Goldman raised the possibility of two offenses, including conspiring to defraud the United States and lying to the federal agency known as the Federal Election Commission, which deals with financial filings from federal candidates. Goldman described the potential conspiracy offense as “knowingly and intentionally interfering with a federal election through dissemination of misinformation.” “I therefore urge the United States Attorney’s Office for the Eastern District of New York and the FBI to initiate an investigation into Santos’s apparent campaign lies,” Goldman added in prepared remarks.

Available evidence calls what seems like every major element of Santos’s background into question. Bios claimed he worked at Citigroup and Goldman Sachs, but neither company could find records of him doing so. A campaign bio said he worked at Citigroup in a field where the company didn’t even have operations when he claimed he was there. He said in financial disclosure forms filed with the House that he was making a salary of $750,000 a year from a company called the Devolder Organization, which ostensibly does work in financial services, but The New York Times couldn’t find a website or even a LinkedIn profile associated with the supposed company, and Santos didn’t include any individual clients in his disclosures — despite requirements individual sources of income providing more than $5,000 be identified. Leaving that information out — or a similar misrepresentation — could lead to federal criminal charges, assuming the offense is proved intentional.

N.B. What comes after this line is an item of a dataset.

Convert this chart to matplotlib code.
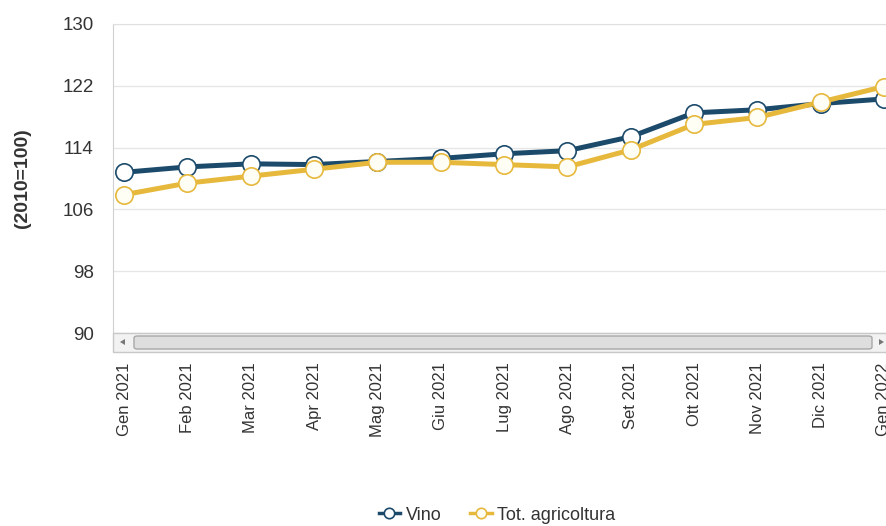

He also claimed he previously ran an animal rescue charity that was a tax-exempt organization, but the IRS found no record of the barely evident organization ever holding such a status. And some of the apparent lies are just bizarre. Santos personally claimed in an interview in New York that four employees of his — at a company he didn’t identify — died in the mass shooting that took place in 2016 at the Pulse nightclub in Orlando, Florida, but it doesn’t appear that’s accurate. He also said on Twitter that he and his family owned over a dozen properties, but the Times couldn’t find any property records in either New York City or Nassau County, which includes portions of the adjacent Long Island, to support these contentions. Santos himself twice faced eviction proceedings on residences in the New York area.